Government departments to set out plans for public sector mutuals this year, taskforce report says

Julian Le Grand, chair of the Mutuals Taskforce, says resistance to mutuals is mainly from middle-management

Julian Le Grand
Julian Le Grand

Five government departments are expected to have set out their plans to support public sector workers to spin out services into independent mutuals by the end of the year, according to a report published today by the Mutuals Taskforce, the independent panel set up by the Cabinet Office to promote mutuals.

The report says that the Department for Communities and Local Government, the Department for Business, Innovation and Skills, the Department for Education, the Home Office and the Ministry of Justice could all see public sector mutuals set up by workers under their jurisdiction.

The report, Public Service Mutuals: the Next Steps, also recommends that by April next year these departments should have a clear set of policies which anyone interested in setting up a mutual could follow, and guidance for workers’ parent bodies on how to support a request.

The report recommends appointing an "independent arbiter" who can hear appeals from anyone who wishes to set up a mutual but feels they have not been given due consideration by their managers, and who should have the power to overrule managers if a mutual has a sufficiently good business case.
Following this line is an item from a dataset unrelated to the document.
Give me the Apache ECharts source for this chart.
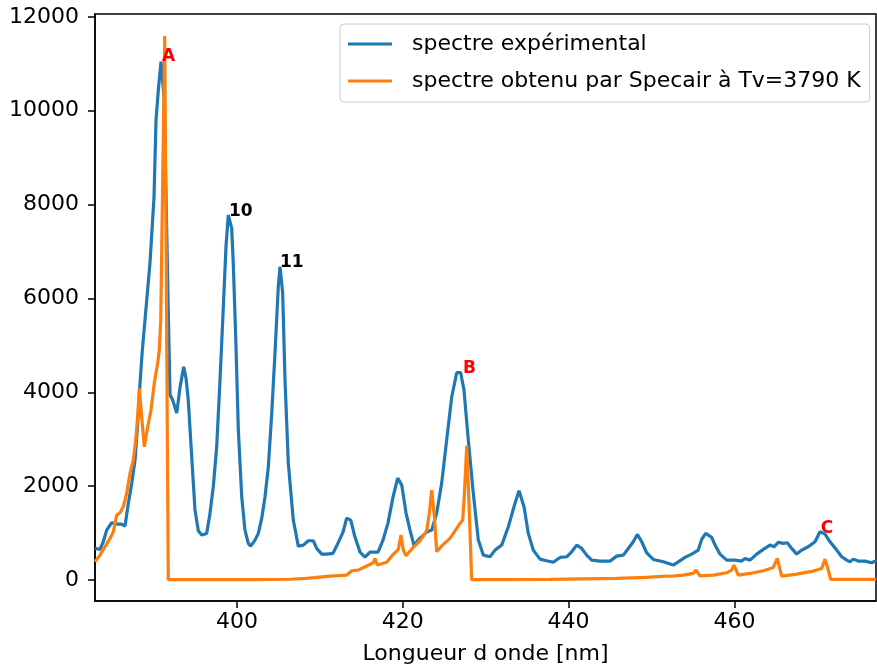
<!DOCTYPE html>
<html>
<head>
<meta charset="utf-8">
<script src="https://cdn.jsdelivr.net/npm/echarts@6/dist/echarts.min.js"></script>
<style>
html,body{margin:0;padding:0;background:#fff;}
#chart{width:877px;height:672px;}
</style>
</head>
<body>
<div id="chart"></div>
<script>
// Experimental spectrum (wavelength nm, intensity)
var expWavelength = [382.87,383.47,383.87,384.28,384.88,385.49,386.09,386.49,386.89,387.30,387.70,388.02,388.30,388.58,388.90,389.50,389.99,390.23,390.51,390.83,390.99,391.19,391.43,391.68,391.92,392.24,392.73,393.12,393.57,393.85,394.12,394.61,394.93,395.33,395.74,395.93,396.34,396.74,397.14,397.55,397.95,398.35,398.67,398.95,399.36,399.55,399.88,400.16,400.57,400.96,401.36,401.65,402.17,402.57,402.98,403.38,403.78,404.19,404.58,404.98,405.19,405.51,405.79,406.19,406.79,407.39,408.00,408.60,409.20,409.61,410.22,410.82,411.58,412.18,412.79,413.23,413.72,414.23,414.84,415.44,416.04,417.01,417.61,418.21,418.82,419.38,419.87,420.39,420.87,421.35,422.07,422.88,423.49,424.09,424.69,425.29,425.90,426.50,426.98,427.38,427.90,428.50,429.11,429.71,430.52,431.12,431.93,432.73,433.53,434.02,434.62,435.14,435.74,436.55,437.36,438.15,438.96,439.77,440.37,440.98,441.58,442.18,442.79,443.79,444.99,445.80,446.60,447.20,447.80,448.29,448.82,449.42,450.22,451.42,452.63,453.23,454.04,454.85,455.64,456.05,456.54,457.26,457.66,458.26,459.07,460.07,460.88,461.28,461.88,462.69,463.49,464.29,464.78,465.29,465.90,466.38,466.91,467.51,468.12,468.91,469.72,470.33,470.93,471.53,472.34,472.94,473.55,473.94,474.34,474.95,475.75,476.56,476.96,477.08];
var expIntensity = [675,654,817,1066,1222,1193,1193,1150,1634,2060,2557,3339,4191,4901,5540,6750,8160,9800,10440,11045,11080,10300,8300,6000,3950,3836,3560,4100,4546,4300,3836,2415,1500,1050,959,923,995,1421,1989,2841,4262,5824,7103,7778,7494,6749,4972,3197,1775,1066,782,724,852,995,1315,1775,2415,3552,4831,6250,6677,6109,4262,2487,1279,724,746,838,838,675,554,554,570,788,1023,1321,1279,916,597,490,597,597,852,1215,1769,2174,2024,1428,1066,740,895,1023,1066,1428,2067,2983,3900,4418,4418,4049,2983,1854,852,533,497,639,746,1136,1634,1904,1562,995,639,447,412,380,483,497,604,746,675,533,426,405,405,511,533,675,817,973,817,582,440,390,320,390,483,554,639,867,995,909,746,554,426,426,405,462,426,554,654,746,710,803,782,795,675,554,639,710,817,1030,980,817,639,497,426,390,447,405,405,369,405,380];

// Specair simulated spectrum (wavelength nm, intensity)
var simWavelength = [382.87,383.47,384.08,384.68,385.08,385.49,385.89,386.28,386.69,387.09,387.49,387.78,388.02,388.21,388.50,388.82,389.23,389.63,390.02,390.43,390.63,390.80,391.28,391.71,395.54,401.57,406.39,408.41,411.22,413.23,413.84,414.60,415.64,416.44,416.65,416.92,418.06,418.85,419.46,419.78,420.06,420.39,421.27,422.07,422.88,423.20,423.49,423.80,424.09,424.69,425.69,426.90,427.22,427.42,427.71,427.99,428.31,437.76,445.80,448.45,448.61,448.90,451.75,451.90,452.20,453.84,455.04,455.37,455.85,457.45,459.07,459.67,459.95,460.47,461.88,463.49,464.69,465.17,465.70,467.51,469.52,470.53,470.93,471.33,471.61,477.08];
var simIntensity = [390,533,710,888,1030,1385,1435,1562,1847,2273,2557,2983,3480,4085,3480,2841,3267,3623,4191,4618,4901,5540,11590,10,10,12,18,36,85,107,199,213,300,370,462,320,380,550,657,959,640,520,700,835,1050,1425,1918,1375,608,728,888,1208,1279,1800,2860,1600,10,15,36,55,80,52,85,118,82,107,142,213,92,107,156,213,320,107,142,199,270,462,85,128,192,249,447,213,15,15];

// Peak annotations
var annotationLabels = ['A','10','11','B','C'];
var annotationX = [390.95,399.03,405.19,427.26,470.41];
var annotationY = [11050,7757,6664,4400,1000];
var annotationColors = ['#ff0000','#000000','#000000','#ff0000','#ff0000'];

var xTickValues = [400,420,440,460];
var yTickValues = [0,2000,4000,6000,8000,10000,12000];

var seriesNames = ['spectre expérimental','spectre obtenu par Specair à Tv=3790 K'];

function zip(a,b){var r=[];for(var i=0;i<a.length;i++){r.push([a[i],b[i]]);}return r;}

var annData = [];
for (var i=0;i<annotationLabels.length;i++){
  annData.push({
    value:[annotationX[i],annotationY[i]],
    label:{formatter:annotationLabels[i], color:annotationColors[i], opacity:1}
  });
}

var chart = echarts.init(document.getElementById('chart'), null, {renderer:'canvas'});
var FONT = 'DejaVu Sans';
chart.setOption({
  animation:false,
  backgroundColor:'#ffffff',
  textStyle:{fontFamily:FONT},
  grid:{left:95,right:1,top:14,bottom:71,show:true,borderColor:'#000',borderWidth:1.5,backgroundColor:'transparent'},
  legend:{
    data:seriesNames,
    orient:'vertical',
    left:340, top:24,
    padding:[9,9,10,8],
    icon:'rect',
    itemWidth:44, itemHeight:3, itemGap:15,
    backgroundColor:'rgba(255,255,255,0.8)',
    borderColor:'#cccccc', borderWidth:1, borderRadius:4,
    textStyle:{fontFamily:FONT,fontSize:22,color:'#000',padding:[0,0,0,15],lineHeight:22}
  },
  xAxis:{
    type:'value', min:382.87, max:477.08,
    name:'Longueur d onde [nm]', nameLocation:'middle', nameGap:42,
    nameTextStyle:{fontFamily:FONT,fontSize:22,color:'#000'},
    axisLine:{show:true,onZero:false,lineStyle:{color:'#000',width:1.5}},
    axisTick:{show:true,length:7,lineStyle:{color:'#000',width:1.5},customValues:xTickValues},
    axisLabel:{fontFamily:FONT,fontSize:22,color:'#000',margin:10,customValues:xTickValues,
               formatter:function(v){return String(v);}},
    splitLine:{show:false}
  },
  yAxis:{
    type:'value', min:-445, max:12060,
    axisLine:{show:true,onZero:false,lineStyle:{color:'#000',width:1.5}},
    axisTick:{show:true,length:7,lineStyle:{color:'#000',width:1.5},customValues:yTickValues},
    axisLabel:{fontFamily:FONT,fontSize:22,color:'#000',margin:16,customValues:yTickValues,
               formatter:function(v){return String(v);}},
    splitLine:{show:false}
  },
  series:[
    {name:seriesNames[0],type:'line',data:zip(expWavelength,expIntensity),symbol:'none',
     lineStyle:{color:'#1f77b4',width:3.2},itemStyle:{color:'#1f77b4'}},
    {name:seriesNames[1],type:'line',data:zip(simWavelength,simIntensity),symbol:'none',
     lineStyle:{color:'#ff7f0e',width:3.2},itemStyle:{color:'#ff7f0e'}},
    {name:'annotations',type:'scatter',data:annData,symbolSize:0.1,
     itemStyle:{color:'#000',opacity:0},z:10,
     label:{show:true,position:[0,4],align:'left',verticalAlign:'bottom',color:'#000',opacity:1,
            fontFamily:FONT,fontWeight:'bold',fontSize:17}}
  ]
});
</script>
</body>
</html>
The taskforce found that there were 58 public service mutuals, with another 40 in the pipeline, although the report said there might be others which the taskforce is not aware of. Already, mutuals have a turnover of more than £1bn and are believed to employ around 20,000 former public sector employees.

Julian Le Grand, a professor at the London School of Economics and chair of the Mutuals Taskforce, said at the launch of the report that the biggest barriers to the development of mutuals were "commissioning, procurement and middle-management blockage".

He said that most of the opposition to mutuals came not from senior executives and politicians but from mid-level staff who were concerned about loss of control or the extra workload involved.

Francis Maude, minister for the Cabinet Office, also speaking at the launch, said he wanted to move mutuals "from the margin to the mainstream", and that he believed they were a much more efficient way of delivering services.

Maude said that the taskforce had produced "really good recommendations", but did not say whether his department would formally endorse them as official policy.

He said that at present the development of mutuals support in Whitehall was mixed, with some departments much more advanced in their strategy than others.

Maude said that he wanted to make clear to staff that they were not just permitted to spin out, but would be encouraged.

"We want to say to people ‘you can really, really do it, and you will be supported to do it,’" he said. "This will be a mainstream part of how services are delivered in the future."